With no past but its imaginary memory, MK is free, but it can be only one thing. It cannot be backstreets brimming with stories and lives lived. It cannot be people moving in droves in the autumn streets, to the skip of a beat or a chance conversation. It cannot be wild or tame, noisy or quiet, alive or dead. It is not my Brasilia, it is neither that heroic nor that horrendous. It is not even paradoxical. What comes here comes from elsewhere, and what is raised here will fly away. All this town can be is a loose container, a gathered web, a leaking pot. And I have come to nowhere into this place. And to nowhere shall I return.

laugardagur, október 08, 2005

Spirits of place

Turned upside down, burned inside out and pulverised; strained, stressed and stretched to snapping; wandering about blind, hungry and tired; alone, away and overwhelmed.

I've gone forwards into an unknown. Having spent the last three years living with some of my dearest friends, I've spent these last two days moving, into a friends' flat on the hill; while he travels the world, from residency to residency, to who knows where, animating and exploring and meeting all kinds of creatures, human and animal, making his film.

I'm surrounded by hundreds of friendly, fascinated beings. I'm alive in an installation, a collaboration, a living artwork of absence and living, of parallel lives separated by age, degrees, the cold and the autumn.

While I sweep the dust from around the rooms, I see time and life lived; there's paint on the clipframes, tools on the walls, red and white. Pictures everywhere of faces, all either benignly primal or serene and refined; animals, Buddhas, flying insects, birds, dolls, mannequins, dogs and noble horses.

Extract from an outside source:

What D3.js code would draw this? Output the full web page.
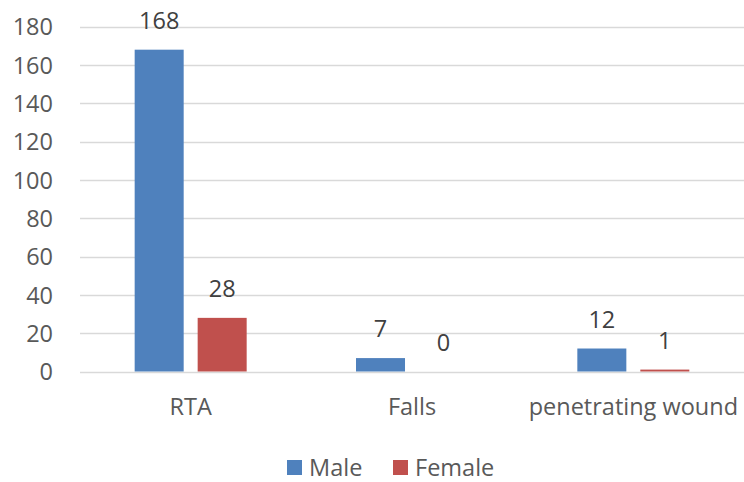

And there's light. Old chandeliers hang from the ceilings, imitating candles and cascading with glass jewels, or boasting five of six possible bulbs, three resting, two proud to shine. Fairy lights dripping down the walls, bringing to mind magic and forests and dew, snow, diamonds, shards of sunlight through a dark, dusty room. Little mirrors stuck in odd places, net curtains bringing luminous transparent light from the quiet tree- lined street outside, the Roberts radio with its little night light. Painted bulbs and yet more drops of snow.

There are crosses, prayer beads, plants, ladders. Antlers, antique picture frames, wooden floors. Huge rugs from Iran, an old set of white weighing scales, an empty birdcage with its little wire door wide open. Outside, a square wooden shed, a pond surrounded by reeds and spring flowers, the silent, forgotten Brighton backs. I'm starting to feel like I could make a home here.

I've moved house to a grotto, a magic place where the winter can come bid me hibernate. Where I can listen again, where I can rest in the shadows and worship the moon, not so much the sun, once more. Where I might read and think and hide away, keeping myself for some later harvest. Learn from this filmmaker, absorb some of what he has made of the world through my very pores, relishing and delighting in the abundance of this place. Living and continuing the work on this installation, re-animating myself while my friend animates the Finland world he's arriving in. And when he returns, I think we'll have stories to tell, and work to share.

Baddrawings
Tony Gammidge

laugardagur, október 01, 2005

This dewdrop world

I feel dead to the world. I came to the cemetry on the edge of town - I knew that this is was beautiful place, that if I could open my eyes and my heart, the trees would reach out to me with long slender limbs and bring me into place, into line. The gravestones that speak of lives lived fully or cut off in their primes could communicate in their stony, monumental way of how to live, right Now. Even the squirrels, or the family out to pay respect on their Saturday, the folly, the chapel, or the endless collections of variously redded chestnut leaves, might wake me to the moment and back into life. But I am behind a veil, my heart is heavy, my head is bowed low. I have upset a loved one, a friend is going away indefinitely, and I am leaving my home. How I wish for eloquence, for endurance, for permanence. I cannot have them now, but I wish to lay this sadness down here and sing my fickle friend, beauty, back into my tired life.

'This dewdrop world
Is but a dewdrop world
And yet . .
,
...And yet'

- Issa

The way conditions conspire together and bring forward these and other miracles; friendship, falling leaves, flight; is a rare constant, and constantly surprising, ultimately delighting and at the same time threatening and resoundingly heartbreaking. I'm sitting on a growth in the trunk of a huge old beech tree under her generous wide canopy, sheltering; within and without feeling the tectonic plates of the seasons make their cyclic frictious meetings about me.

Summer endures a parry of rain from his inevitable successor. Autumn swiftly rounds on him and enters in again with grave intention, locking horns, shaking the leaves from the wreath on Summer's head. Then he retreats, leaving a colder blue, emptier sky. He rounds once more, with a hunger in his eye, and the old senior knows it's time to retire. Ground rising, shaking, the cloud army of Autumn floods the sky and toasts victory with a shower of rain.

Soon summer will be a memory and a remembered hope, and I'll forget the shining intensity of the year's zenith; the chestnuts and the pumpkins will bring me back to simplicity, back to earth, but as payment the fleeting season will ask another haiku for pasts and passing, and some long, strange offering, for the return of that hiding, beaten Sun.